Andrographolide is also well-known for its broad spectrum antiviral properties.²⁴ Studies showed andrographolide has been effective against influenza A,⁴³ hepatitis C virus,⁴⁴ Chikungunya virus,⁴⁰ HIV,⁴⁵ hepatitis B virus,⁴⁶ Herpes simplex virus 1,⁴⁷ Epstein-Barr virus,⁴⁸ and human papillomavirus.⁴⁹ This study showed that both A. paniculata extract and its active component andrographolide had potent inhibitory effect against SARS-CoV-2. This finding opens a possibility to develop A. paniculata extract and andrographolide in the context of COVID-19 treatment. In comparison to our previous study,³⁰ A. paniculata extract and andrographolide exhibited the equivalent IC₅₀ against SARS-CoV-2 infection to remdesivir³⁰ (Table 1). This is an additional rationale to support A. paniculata extract and especially andrographolide for further antiviral development.

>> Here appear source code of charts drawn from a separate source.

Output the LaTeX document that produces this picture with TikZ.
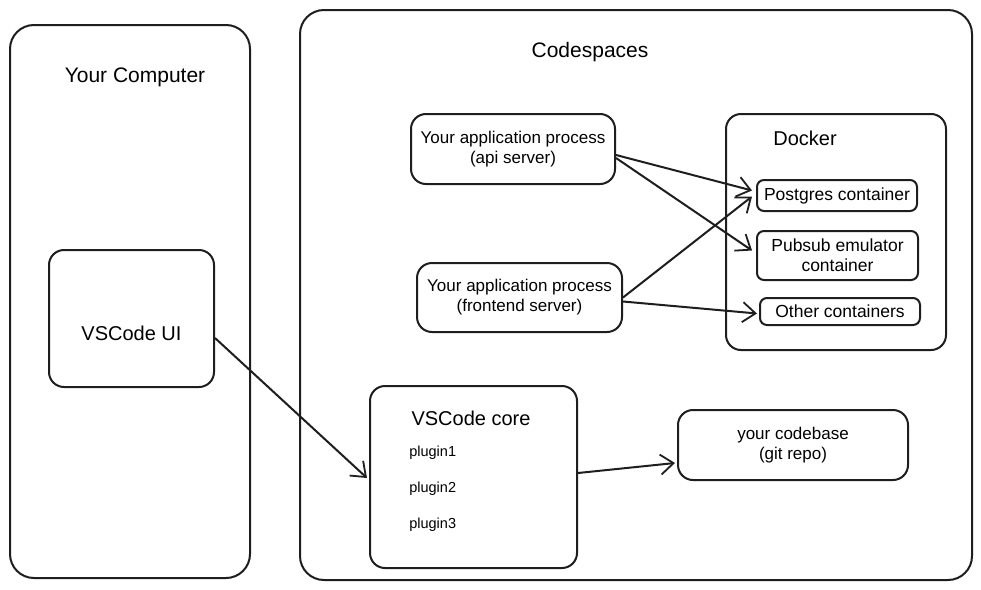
\documentclass[tikz,border=0pt]{standalone}
\usepackage{fontspec}
\setmainfont{Liberation Sans}
\usetikzlibrary{arrows.meta}
\begin{document}
\begin{tikzpicture}[x=1pt,y=-1pt,
  line width=2pt, draw={rgb,255:red,30;green,30;blue,30},
  big/.style={draw, rounded corners=24pt, inner sep=0pt},
  mid/.style={draw, rounded corners=15pt, inner sep=0pt, align=center, font=\fontsize{17}{20}\selectfont},
  small/.style={draw, rounded corners=7pt, inner sep=0pt, align=center, font=\fontsize{17.5}{20}\selectfont},
  title/.style={font=\fontsize{21}{24}\selectfont},
  lbl/.style={font=\fontsize{20}{23}\selectfont},
  plg/.style={font=\fontsize{14.5}{17}\selectfont, anchor=west},
  conn/.style={line width=2pt, -{Straight Barb[length=13pt,width=20pt,line width=1.8pt]}}
]
\useasboundingbox (0,0) rectangle (981,589);
% containers
\node[big, minimum width=240pt, minimum height=553pt] (comp) at (130,301.5) {};
\node[title] (complbl) at (135,77) {Your Computer};
\node[big, minimum width=672pt, minimum height=570pt] (cs) at (636,295) {};
\node[title] (cslbl) at (590,52) {Codespaces};
% your computer
\node[mid, minimum width=165pt, minimum height=137pt] (ui) at (131.5,318.5) {};
\node[lbl] (uilbl) at (131.5,333) {VSCode UI};
% app processes
\node[mid, minimum width=204pt, minimum height=70pt] (api) at (513,149) {Your application process\\(api server)};
\node[mid, minimum width=205pt, minimum height=69pt] (fe) at (519.5,297.5) {Your application process\\(frontend server)};
% docker
\node[mid, minimum width=220pt, minimum height=236pt] (dock) at (836,232) {};
\node[lbl] (docklbl) at (805,138) {Docker};
\node[small, minimum width=160pt, minimum height=31pt] (pg) at (837,195.5) {Postgres container};
\node[small, minimum width=161pt, minimum height=49pt] (pub) at (837.5,255.5) {Pubsub emulator\\container};
\node[small, minimum width=160pt, minimum height=27pt] (oth) at (840,311.5) {Other containers};
% vscode core
\node[mid, minimum width=207pt, minimum height=182pt] (core) at (473.5,477) {};
\node[lbl] (corelbl) at (471,418) {VSCode core};
\node[plg] (p1) at (405,453) {plugin1};
\node[plg] (p2) at (405,489) {plugin2};
\node[plg] (p3) at (405,525) {plugin3};
% codebase
\node[mid, minimum width=230pt, minimum height=70pt] (code) at (793,445) {your codebase\\(git repo)};
% connectors
\draw[conn] ([yshift=-6pt]api.east) -- ([xshift=-4pt,yshift=5pt]pg.west);
\draw[conn] ([yshift=-9pt]api.east) -- ([xshift=-4pt,yshift=5pt]pub.west);
\draw[conn] ([yshift=0pt]fe.east) -- ([xshift=-4pt,yshift=-1pt]pg.west);
\draw[conn] ([yshift=-4pt]fe.east) -- ([xshift=-2pt,yshift=-2pt]oth.west);
\draw[conn] ([yshift=-19.5pt]ui.east) -- ([xshift=-2pt,yshift=-1pt]core.west);
\draw[conn] ([yshift=4pt]core.east) -- ([xshift=-2pt,yshift=-18pt]code.west);
\end{tikzpicture}
\end{document}
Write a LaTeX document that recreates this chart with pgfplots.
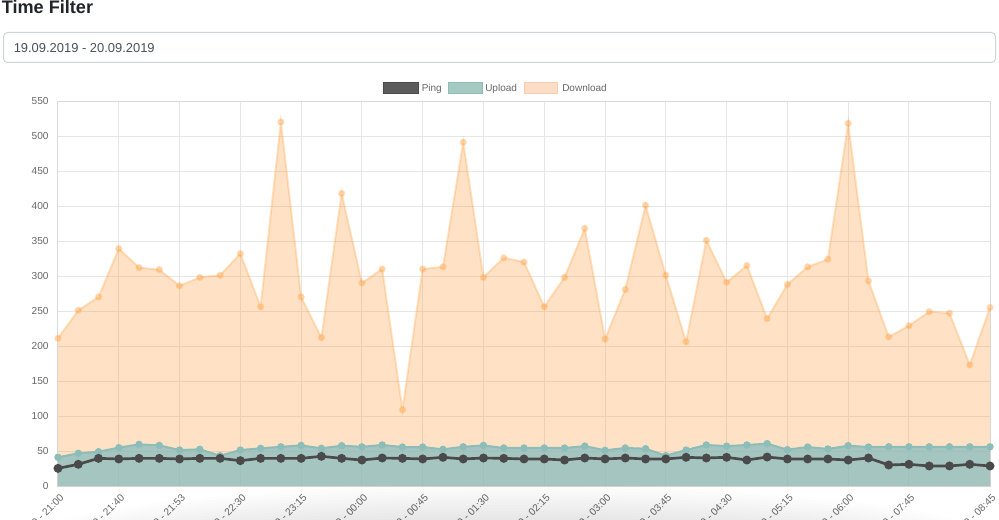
\documentclass[border=0pt]{standalone}
\usepackage{fontspec}
\setmainfont{Liberation Sans}
\usepackage{pgfplots}
\usepackage{pgfplotstable}
\pgfplotsset{compat=1.18}

\definecolor{tickgray}{HTML}{666666}
\definecolor{pingc}{HTML}{4A4A4A}
\definecolor{upc}{RGB}{135,187,190}
\definecolor{upline}{RGB}{140,189,184}
\definecolor{dlc}{RGB}{255,159,64}
\definecolor{gridc}{HTML}{E6E6E6}
\definecolor{boxc}{HTML}{CED4DA}
\definecolor{datec}{HTML}{495057}
\definecolor{titlec}{HTML}{212529}

% ping / upload / download per measurement
\pgfplotstableread{
i ping upload download
0 25.2 41.0 211
1 31.0 46.7 251
2 39.5 49.0 270
3 38.6 54.8 339
4 39.5 59.5 312
5 39.5 58.0 309
6 38.6 51.4 286
7 39.5 52.4 298
8 39.5 43.3 301
9 36.2 51.4 332
10 39.5 53.8 256
11 39.5 56.0 520
12 39.5 58.0 270
13 42.4 53.8 212
14 39.5 57.6 418
15 37.1 56.0 290
16 40.0 58.6 310
17 39.5 55.7 109
18 38.6 55.7 310
19 41.0 52.4 313
20 38.6 56.0 491
21 40.0 58.0 298
22 39.5 54.3 326
23 38.6 54.3 320
24 38.6 54.3 256
25 37.1 54.3 298
26 40.0 57.0 368
27 38.6 51.0 210
28 40.0 54.3 281
29 38.6 53.3 401
30 38.6 43.3 301
31 41.0 51.4 206
32 40.0 58.6 351
33 41.0 57.0 291
34 37.1 58.6 315
35 41.4 60.5 239
36 38.6 51.9 288
37 38.6 55.7 313
38 38.6 52.9 324
39 37.1 57.6 518
40 40.0 55.7 293
41 30.0 56.0 213
42 31.0 56.0 229
43 28.6 56.0 249
44 28.6 56.0 247
45 31.0 56.0 173
46 28.6 56.0 255
}\speed

\begin{document}
\begin{tikzpicture}
\begin{scope}[x=0.75pt,y=-0.75pt]
  \node[anchor=base west, inner sep=0pt, text=titlec,
        font=\fontsize{13.6}{15}\selectfont\bfseries] at (1.5,13.5) {Time Filter};
  \draw[boxc, line width=0.75pt, rounded corners=3pt] (3.5,32.5) rectangle (995.5,62.5);
  \node[anchor=base west, inner sep=0pt, text=datec,
        font=\fontsize{9.7}{12}\selectfont] at (13.5,52.5) {19.09.2019 - 20.09.2019};
  % legend
  \filldraw[fill=pingc!90!white, draw=pingc, line width=0.75pt] (383.5,82.5) rectangle (418.5,94);
  \node[anchor=base west, inner sep=0pt, text=tickgray, font=\fontsize{7.5}{9}\selectfont] at (421.5,92) {Ping};
  \filldraw[fill={rgb,255:red,165;green,200;blue,194}, draw={rgb,255:red,140;green,190;blue,183}, line width=0.75pt] (448,82.5) rectangle (482,94);
  \node[anchor=base west, inner sep=0pt, text=tickgray, font=\fontsize{7.5}{9}\selectfont] at (485,92) {Upload};
  \filldraw[fill={rgb,255:red,253;green,221;blue,199}, draw={rgb,255:red,251;green,205;blue,170}, line width=0.75pt] (524,82.5) rectangle (557.5,94);
  \node[anchor=base west, inner sep=0pt, text=tickgray, font=\fontsize{7.5}{9}\selectfont] at (562,92) {Download};
\end{scope}

\begin{axis}[
    at={(43.5pt,-364.5pt)}, anchor=south west,
    width=699pt, height=288.75pt, scale only axis,
    xmin=0, xmax=46, ymin=0, ymax=550,
    clip=false,
    axis line style={draw=black!15, line width=0.75pt},
    major tick length=0pt,
    grid=major,
    major grid style={draw=gridc, line width=0.75pt},
    ytick={0,50,...,550},
    xtick={0,3,6,9,12,15,18,21,24,27,30,33,36,39,42,46},
    xticklabels={19.09 - 21:00, 19.09 - 21:40, 19.09 - 21:53, 19.09 - 22:30, 19.09 - 23:15,
      20.09 - 00:00, 20.09 - 00:45, 20.09 - 01:30, 20.09 - 02:15, 20.09 - 03:00,
      20.09 - 03:45, 20.09 - 04:30, 20.09 - 05:15, 20.09 - 06:00, 20.09 - 07:45, 20.09 - 08:45},
    /pgf/number format/assume math mode=true,
    yticklabel style={font=\fontsize{7.6}{9}\selectfont, text=tickgray, xshift=-3.5pt},
    xticklabel style={font=\fontsize{7.6}{9}\selectfont, text=tickgray,
      xshift=3pt, yshift=-7.5pt, rotate=45, anchor=east, inner sep=0pt},
  ]
  \addplot[draw=none, fill=dlc, fill opacity=0.3] table[x=i, y=download] {\speed} \closedcycle;
  \addplot[dlc, draw opacity=0.3, line width=1.5pt, mark=*, mark size=2pt,
    mark options={fill=dlc, draw=dlc, fill opacity=0.3, draw opacity=0.3}] table[x=i, y=download] {\speed};
  \addplot[draw=none, fill=upc, fill opacity=0.75] table[x=i, y=upload] {\speed} \closedcycle;
  \addplot[upline, line width=1.5pt, mark=*, mark size=2pt, mark options={fill=upline}] table[x=i, y=upload] {\speed};
  \addplot[pingc, line width=2pt, mark=*, mark size=2.3pt, mark options={fill=pingc}] table[x=i, y=ping] {\speed};
\end{axis}

% soft shadow of an element below the chart
\begin{scope}[x=0.75pt,y=-0.75pt]
  \foreach \k in {1,...,14}
    \fill[black, opacity=0.009] (510,548) ellipse [x radius=330+12*\k, y radius=22+3*\k];
\end{scope}

\pgfresetboundingbox
\path[use as bounding box] (0pt,0pt) rectangle (749.25pt,-390pt);
\end{tikzpicture}
\end{document}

It has been proposed that andrographolide involves at multiple steps of viral life cycle including viral entry, genetic material replication, protein synthesis and inhibit the expression or function of the mature proteins.²⁴ Previous studies suggested andrographolide targeted non-structural proteins of SARS-CoV-2 as the mechanism of action. Enzyme-based assay and in silico modelling prediction showed andrographolide could inhibit the main protease (M^pro) activities of SARS-CoV-2 with the IC₅₀ of 15 μM.²⁶, ²⁹ In addition, Maurya, VK, et al.,⁵⁰ showed that andrographolide has significant binding affinity towards spike glycoprotein of both SARS-CoV-2 and ACE2 receptor and could be develop as a prophylactic agent for limiting viral entry into the host cells. In our study, andrographolide inhibited SARS-CoV-2 at the viral replication and viral release as evidenced from the high-content imaging IFA and viral output study using plaque assay (Figure 2). This finding highlighted andrographolide as a potential monotherapy, even though the combinational regimens should be prioritized to increasing the efficacy and reducing the side effects/toxicities.

This study associated with several limitations. Although our findings support andrographolide as a promising candidate for further anti-SARS-CoV-2 development, the low bioavailability of andrographolide might pose a limitation for clinical applications.^{51, 52} Several strategies have been developed to improve andrographolide solubility and bioavailability, i.e., forming complexes with hydroxypropyl-β-cyclodextrin (HP-β-CD),⁵³ solid dispersion using a spray-drying technique,⁵⁴ and loading into the nano-emulsion.⁵⁵ Also, it should be noted that this study was conducted using in vitro cellular model. The safety and efficacy of andrographolide should be further investigated in preclinical animal models and clinical studies.

In conclusion, this study demonstrated anti-SARS-CoV-2 activity of A. paniculata and andrographolide using Calu-3-based anti-SARS-CoV-2 assay. Potent anti-SAR-CoV-2 activities, together with the favorable cytotoxicity profiles, support further development of A. paniculata extract and especially andrographolide as a monotherapy or in combination with other effective drugs against SARS-CoV–2 infection.